The club’s spring and summer climbing activities at higher altitudes necessarily assume the aspects of winter climbs, with longer days and moderated temperatures offering the only differences. On March 27 Ice- fall Peak (8000 feet) in the Alaska Range was climbed by the Bjarne Holm party, which reached the summit in a first-route ascent from the Gakona Glacier. Peril Peak (7040 feet) in the Chugach saw its fourth ascent, and by far its earliest in the season, in the May 26 climb led by John Pinamont.

Significant but unsuccessful attempts were made to traverse the Sargent Icefield in March and to ascend the unclimbed north ridge of Mount Sergeant Robinson (10,500 feet) in August. The club continued its function as a clearing house of Alaskan climbing information by reporting, in addition to club climbs, the first recorded ascent of the highest point of the Sargent Icefield, Peak 6115', on March 10 by the Woelkers-Moore party. No formal mountaineering schools were held by the club this year, but assistance was rendered to local high schools undertaking climbing instruction. Members were also active participants in two avalanche operations and two downed-aircraft recovery attempts.
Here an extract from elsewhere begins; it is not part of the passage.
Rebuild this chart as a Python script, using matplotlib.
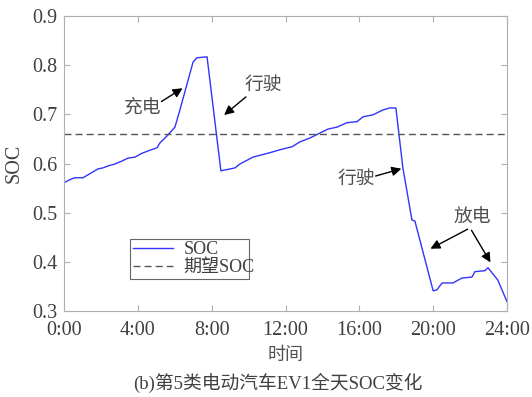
import matplotlib.pyplot as plt
import numpy as np

plt.rcParams['font.family'] = ['Liberation Serif', 'Noto Sans CJK SC']

# SOC 曲线 (小时, SOC)
hours = [0.0, 0.43, 0.6, 1.03, 1.3, 1.57, 1.84, 2.11, 2.38, 2.76, 3.14, 3.47,
         3.85, 4.23, 4.66, 5.04, 5.2, 5.58, 6.01, 6.28, 6.99, 7.2, 7.75, 8.5,
         8.61, 9.26, 9.53, 10.24, 11.16, 11.7, 12.35, 12.78, 13.33, 13.87,
         14.3, 14.79, 15.33, 15.87, 16.2, 16.74, 17.28, 17.66, 17.98, 18.36,
         18.85, 19.01, 20.0, 20.2, 20.48, 21.07, 21.56, 22.1, 22.26, 22.8,
         22.97, 23.5, 24.0]
soc = [0.561, 0.569, 0.571, 0.571, 0.577, 0.583, 0.589, 0.591, 0.595, 0.599,
       0.605, 0.611, 0.613, 0.621, 0.627, 0.632, 0.642, 0.656, 0.674, 0.709,
       0.806, 0.815, 0.817, 0.585, 0.586, 0.591, 0.599, 0.613, 0.622, 0.628,
       0.634, 0.644, 0.652, 0.662, 0.670, 0.674, 0.683, 0.685, 0.695, 0.699,
       0.709, 0.713, 0.713, 0.591, 0.485, 0.483, 0.341, 0.343, 0.357, 0.357,
       0.367, 0.369, 0.380, 0.382, 0.388, 0.363, 0.319]
soc_target = 0.66

xticks = [0, 4, 8, 12, 16, 20, 24]
xtick_labels = ['0:00', '4:00', '8:00', '12:00', '16:00', '20:00', '24:00']
yticks = [0.3, 0.4, 0.5, 0.6, 0.7, 0.8, 0.9]

txt = '#404040'
cjk = '#505050'
fig = plt.figure(figsize=(5.32, 3.97), dpi=100)
ax = fig.add_axes([64 / 532, 86 / 397, 443 / 532, 295 / 397])

ax.plot(hours, soc, color='#3333ff', lw=1.0, label='SOC')
ax.axhline(soc_target, color='#555555', lw=1.0, ls=(0, (5, 3)), label='期望SOC')

ax.set_xlim(0, 24)
ax.set_ylim(0.3, 0.9)
ax.set_xticks(xticks)
ax.set_xticklabels(xtick_labels)
ax.set_yticks(yticks)
ax.set_yticklabels(['%.1f' % v for v in yticks])
ax.tick_params(direction='in', top=True, right=True, labelsize=14.5,
               colors='#b0b0b0', labelcolor=txt, length=4, width=0.8)
ax.tick_params(axis='x', pad=7)
ax.tick_params(axis='y', pad=5)
for s in ax.spines.values():
    s.set_color('#b0b0b0')
    s.set_linewidth(0.8)

ax.set_xlabel('时间', fontsize=13, color=cjk, labelpad=5)
ax.set_ylabel('SOC', fontsize=14.5, color=txt, labelpad=6)

arrow = dict(arrowstyle='-|>', color='black', lw=1.0, mutation_scale=14)
ax.annotate('', xy=(6.55, 0.756), xytext=(5.15, 0.723), arrowprops=arrow)
ax.text(4.28, 0.713, '充电', fontsize=13.5, color=cjk, ha='center', va='center')
ax.annotate('', xy=(8.56, 0.695), xytext=(9.97, 0.739), arrowprops=arrow)
ax.text(10.78, 0.759, '行驶', fontsize=13.5, color=cjk, ha='center', va='center')
ax.annotate('', xy=(18.42, 0.591), xytext=(16.74, 0.573), arrowprops=arrow)
ax.text(15.85, 0.567, '行驶', fontsize=13.5, color=cjk, ha='center', va='center')
ax.annotate('', xy=(19.72, 0.424), xytext=(22.0, 0.469), arrowprops=arrow)
ax.annotate('', xy=(23.18, 0.394), xytext=(22.0, 0.469), arrowprops=arrow)
ax.text(22.1, 0.489, '放电', fontsize=13.5, color=cjk, ha='center', va='center')

leg = ax.legend(loc='lower left', bbox_to_anchor=(0.129, 0.078, 0.309, 0.186),
                mode='expand', fontsize=13, frameon=True, fancybox=False,
                borderpad=0.15, handlelength=2.2, labelspacing=0.05,
                handletextpad=0.6)
leg.get_frame().set_edgecolor('#404040')
leg.get_frame().set_linewidth(0.8)
for t in leg.get_texts():
    t.set_color(txt)

fig.text(278 / 532, 1 - 383 / 397, '(b)第5类电动汽车EV1全天SOC变化',
         fontsize=13.5, color=txt, ha='center', va='center')

fig.savefig('out.png', dpi=100)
The Hiking Committee had an active year, completing a successful Chilikoot Pass trip as the prelude to more ambitious plans for hiking- climbing treks in 1975 to Katmai National Monument and the Arctic National Wildlife Range. And the club indirectly entered the political arena in a big way: long-time member and supporter Lowell Thomas, Jr., was elected Lieutenant-Governor of Alaska.

Despite the sad moments of 1974, the future of the club and of climbing in Alaska promises to be both active and rewarding.